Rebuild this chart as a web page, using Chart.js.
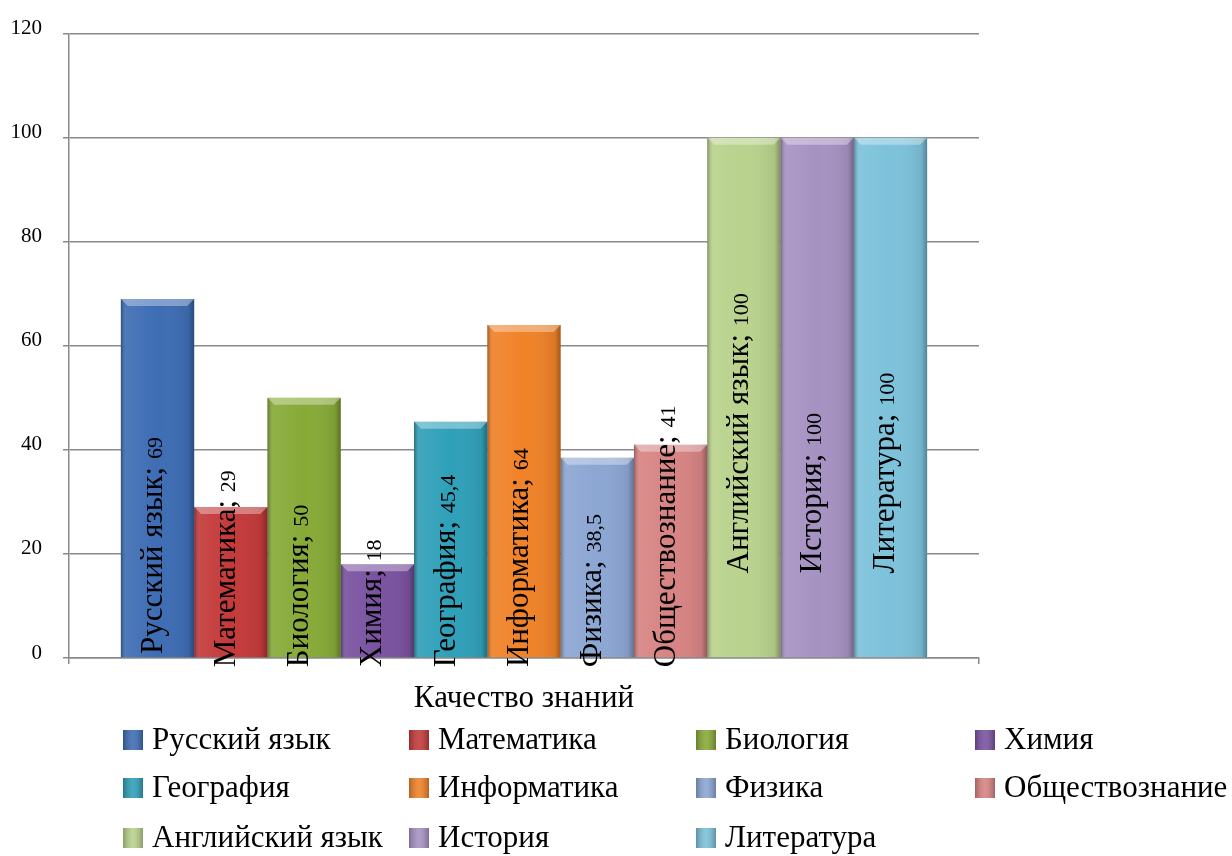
<!DOCTYPE html>
<html lang="ru">
<head>
<meta charset="utf-8">
<title>Качество знаний</title>
<script src="https://cdn.jsdelivr.net/npm/chart.js@4/dist/chart.umd.min.js"></script>
<style>
  html, body { margin: 0; padding: 0; background: #fff; }
  #wrap { width: 1232px; height: 856px; }
</style>
</head>
<body>
<div id="wrap"><canvas id="chart-1"></canvas></div>
<script>
const categories = ['Качество знаний'];
const subjects = [
  'Русский язык', 'Математика', 'Биология', 'Химия',
  'География', 'Информатика', 'Физика', 'Обществознание',
  'Английский язык', 'История', 'Литература'
];
const quality = [69, 29, 50, 18, 45.4, 64, 38.5, 41, 100, 100, 100];
const colors = [
  '#3e6db4', '#c43a3a', '#87aa37', '#7a52a0',
  '#2fa0b9', '#f08228', '#8ca6d3', '#d78483',
  '#b9d28c', '#a692c2', '#7cc2da'
];

const serif = '"Liberation Serif", "Times New Roman", serif';
const gridGrey = '#8a8a8a';

function fmt(v) {
  return String(v).replace('.', ',');
}

// shaded edges + top bevel, like the office chart
const bevel = {
  id: 'bevel',
  afterDatasetsDraw(chart) {
    const ctx = chart.ctx;
    chart.data.datasets.forEach((ds, i) => {
      chart.getDatasetMeta(i).data.forEach(bar => {
        const x0 = bar.x - bar.width / 2, x1 = bar.x + bar.width / 2;
        const top = bar.y, base = bar.base;
        const g = ctx.createLinearGradient(x0, 0, x1, 0);
        g.addColorStop(0, 'rgba(0,0,0,0.32)');
        g.addColorStop(0.08, 'rgba(255,255,255,0.08)');
        g.addColorStop(0.5, 'rgba(255,255,255,0)');
        g.addColorStop(0.92, 'rgba(0,0,0,0.08)');
        g.addColorStop(1, 'rgba(0,0,0,0.32)');
        ctx.save();
        ctx.fillStyle = g;
        ctx.fillRect(x0, top, x1 - x0, base - top);
        ctx.beginPath();
        ctx.moveTo(x0, top);
        ctx.lineTo(x1, top);
        ctx.lineTo(x1 - 7, top + 7);
        ctx.lineTo(x0 + 7, top + 7);
        ctx.closePath();
        ctx.fillStyle = 'rgba(255,255,255,0.35)';
        ctx.fill();
        ctx.restore();
      });
    });
  }
};

// vertical "name; value" labels
const barLabels = {
  id: 'barLabels',
  afterDatasetsDraw(chart) {
    const ctx = chart.ctx;
    chart.data.datasets.forEach((ds, i) => {
      const bar = chart.getDatasetMeta(i).data[0];
      const mid = (bar.y + bar.base) / 2;
      const start = Math.min(bar.base + 10, mid + 176);
      ctx.save();
      ctx.translate(bar.x + 4, start);
      ctx.rotate(-Math.PI / 2);
      ctx.fillStyle = '#000';
      ctx.textBaseline = 'alphabetic';
      ctx.textAlign = 'left';
      ctx.font = '31px ' + serif;
      const name = ds.label + '; ';
      ctx.fillText(name, 0, 0);
      const w = ctx.measureText(name).width;
      ctx.font = '22px ' + serif;
      ctx.fillText(fmt(ds.data[0]), w, 0);
      ctx.restore();
    });
  }
};

// legend in 4 columns under the axis
const legendGrid = {
  id: 'legendGrid',
  afterDraw(chart) {
    const ctx = chart.ctx;
    const cols = [123, 409, 696, 975];
    const rows = [740, 788, 838];
    chart.data.datasets.forEach((ds, i) => {
      const x = cols[i % 4], y = rows[Math.floor(i / 4)];
      ctx.save();
      ctx.fillStyle = ds.backgroundColor;
      ctx.fillRect(x, y - 10, 20, 20);
      const g = ctx.createLinearGradient(x, 0, x + 20, 0);
      g.addColorStop(0, 'rgba(0,0,0,0.25)');
      g.addColorStop(0.5, 'rgba(255,255,255,0.1)');
      g.addColorStop(1, 'rgba(0,0,0,0.25)');
      ctx.fillStyle = g;
      ctx.fillRect(x, y - 10, 20, 20);
      ctx.fillStyle = '#000';
      ctx.font = '31px ' + serif;
      ctx.textBaseline = 'middle';
      ctx.fillText(ds.label, x + 29, y + 1);
      ctx.restore();
    });
  }
};

const ctx1 = document.getElementById('chart-1').getContext('2d');
const myChart = new Chart(ctx1, {
  type: 'bar',
  data: {
    labels: categories,
    datasets: subjects.map((s, i) => ({
      label: s,
      data: [quality[i]],
      backgroundColor: colors[i],
      borderWidth: 0,
      categoryPercentage: 0.886,
      barPercentage: 1
    }))
  },
  options: {
    responsive: true,
    maintainAspectRatio: false,
    animation: false,
    layout: { padding: { top: 32, right: 253, left: 0, bottom: 0 } },
    plugins: {
      legend: { display: false },
      tooltip: { enabled: false }
    },
    scales: {
      x: {
        grid: { drawOnChartArea: false, color: gridGrey, lineWidth: 1.5, tickLength: 6, offset: true },
        border: { color: gridGrey, width: 1.5 },
        ticks: { color: '#000', font: { family: serif, size: 31 }, padding: 16, maxRotation: 0 },
        afterFit(s) { s.height = 198; }
      },
      y: {
        min: 0,
        max: 120,
        ticks: { stepSize: 20, color: '#000', font: { family: serif, size: 21 }, padding: 21, labelOffset: -5 },
        grid: { color: gridGrey, lineWidth: 1.5, tickLength: 6 },
        border: { color: gridGrey, width: 1.5 },
        afterFit(s) { s.width = 69; }
      }
    }
  },
  plugins: [bevel, barLabels, legendGrid]
});
</script>
</body>
</html>
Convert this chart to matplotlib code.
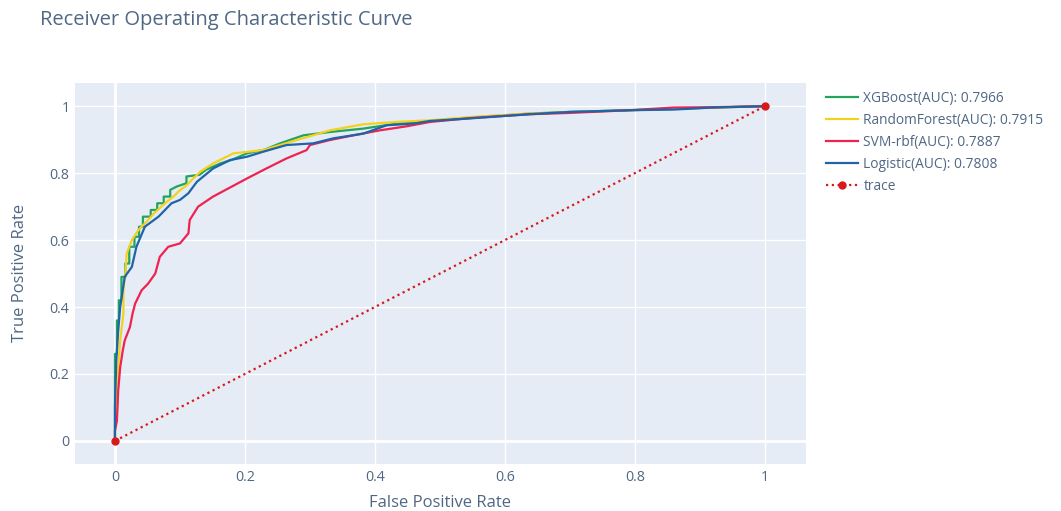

──────────────────────────────

• _STATED TASK_
Give every record again exactly, apart from the pictures, which stay out.

• _FULL ANSWER_
Rebuild this chart as a web page, using Chart.js.
<!DOCTYPE html>
<html lang="ru">
<head>
<meta charset="utf-8">
<title>Качество знаний</title>
<script src="https://cdn.jsdelivr.net/npm/chart.js@4/dist/chart.umd.min.js"></script>
<style>
  html, body { margin: 0; padding: 0; background: #fff; }
  #wrap { width: 1232px; height: 856px; }
</style>
</head>
<body>
<div id="wrap"><canvas id="chart-1"></canvas></div>
<script>
const categories = ['Качество знаний'];
const subjects = [
  'Русский язык', 'Математика', 'Биология', 'Химия',
  'География', 'Информатика', 'Физика', 'Обществознание',
  'Английский язык', 'История', 'Литература'
];
const quality = [69, 29, 50, 18, 45.4, 64, 38.5, 41, 100, 100, 100];
const colors = [
  '#3e6db4', '#c43a3a', '#87aa37', '#7a52a0',
  '#2fa0b9', '#f08228', '#8ca6d3', '#d78483',
  '#b9d28c', '#a692c2', '#7cc2da'
];

const serif = '"Liberation Serif", "Times New Roman", serif';
const gridGrey = '#8a8a8a';

function fmt(v) {
  return String(v).replace('.', ',');
}

// shaded edges + top bevel, like the office chart
const bevel = {
  id: 'bevel',
  afterDatasetsDraw(chart) {
    const ctx = chart.ctx;
    chart.data.datasets.forEach((ds, i) => {
      chart.getDatasetMeta(i).data.forEach(bar => {
        const x0 = bar.x - bar.width / 2, x1 = bar.x + bar.width / 2;
        const top = bar.y, base = bar.base;
        const g = ctx.createLinearGradient(x0, 0, x1, 0);
        g.addColorStop(0, 'rgba(0,0,0,0.32)');
        g.addColorStop(0.08, 'rgba(255,255,255,0.08)');
        g.addColorStop(0.5, 'rgba(255,255,255,0)');
        g.addColorStop(0.92, 'rgba(0,0,0,0.08)');
        g.addColorStop(1, 'rgba(0,0,0,0.32)');
        ctx.save();
        ctx.fillStyle = g;
        ctx.fillRect(x0, top, x1 - x0, base - top);
        ctx.beginPath();
        ctx.moveTo(x0, top);
        ctx.lineTo(x1, top);
        ctx.lineTo(x1 - 7, top + 7);
        ctx.lineTo(x0 + 7, top + 7);
        ctx.closePath();
        ctx.fillStyle = 'rgba(255,255,255,0.35)';
        ctx.fill();
        ctx.restore();
      });
    });
  }
};

// vertical "name; value" labels
const barLabels = {
  id: 'barLabels',
  afterDatasetsDraw(chart) {
    const ctx = chart.ctx;
    chart.data.datasets.forEach((ds, i) => {
      const bar = chart.getDatasetMeta(i).data[0];
      const mid = (bar.y + bar.base) / 2;
      const start = Math.min(bar.base + 10, mid + 176);
      ctx.save();
      ctx.translate(bar.x + 4, start);
      ctx.rotate(-Math.PI / 2);
      ctx.fillStyle = '#000';
      ctx.textBaseline = 'alphabetic';
      ctx.textAlign = 'left';
      ctx.font = '31px ' + serif;
      const name = ds.label + '; ';
      ctx.fillText(name, 0, 0);
      const w = ctx.measureText(name).width;
      ctx.font = '22px ' + serif;
      ctx.fillText(fmt(ds.data[0]), w, 0);
      ctx.restore();
    });
  }
};

// legend in 4 columns under the axis
const legendGrid = {
  id: 'legendGrid',
  afterDraw(chart) {
    const ctx = chart.ctx;
    const cols = [123, 409, 696, 975];
    const rows = [740, 788, 838];
    chart.data.datasets.forEach((ds, i) => {
      const x = cols[i % 4], y = rows[Math.floor(i / 4)];
      ctx.save();
      ctx.fillStyle = ds.backgroundColor;
      ctx.fillRect(x, y - 10, 20, 20);
      const g = ctx.createLinearGradient(x, 0, x + 20, 0);
      g.addColorStop(0, 'rgba(0,0,0,0.25)');
      g.addColorStop(0.5, 'rgba(255,255,255,0.1)');
      g.addColorStop(1, 'rgba(0,0,0,0.25)');
      ctx.fillStyle = g;
      ctx.fillRect(x, y - 10, 20, 20);
      ctx.fillStyle = '#000';
      ctx.font = '31px ' + serif;
      ctx.textBaseline = 'middle';
      ctx.fillText(ds.label, x + 29, y + 1);
      ctx.restore();
    });
  }
};

const ctx1 = document.getElementById('chart-1').getContext('2d');
const myChart = new Chart(ctx1, {
  type: 'bar',
  data: {
    labels: categories,
    datasets: subjects.map((s, i) => ({
      label: s,
      data: [quality[i]],
      backgroundColor: colors[i],
      borderWidth: 0,
      categoryPercentage: 0.886,
      barPercentage: 1
    }))
  },
  options: {
    responsive: true,
    maintainAspectRatio: false,
    animation: false,
    layout: { padding: { top: 32, right: 253, left: 0, bottom: 0 } },
    plugins: {
      legend: { display: false },
      tooltip: { enabled: false }
    },
    scales: {
      x: {
        grid: { drawOnChartArea: false, color: gridGrey, lineWidth: 1.5, tickLength: 6, offset: true },
        border: { color: gridGrey, width: 1.5 },
        ticks: { color: '#000', font: { family: serif, size: 31 }, padding: 16, maxRotation: 0 },
        afterFit(s) { s.height = 198; }
      },
      y: {
        min: 0,
        max: 120,
        ticks: { stepSize: 20, color: '#000', font: { family: serif, size: 21 }, padding: 21, labelOffset: -5 },
        grid: { color: gridGrey, lineWidth: 1.5, tickLength: 6 },
        border: { color: gridGrey, width: 1.5 },
        afterFit(s) { s.width = 69; }
      }
    }
  },
  plugins: [bevel, barLabels, legendGrid]
});
</script>
</body>
</html>
Convert this chart to matplotlib code.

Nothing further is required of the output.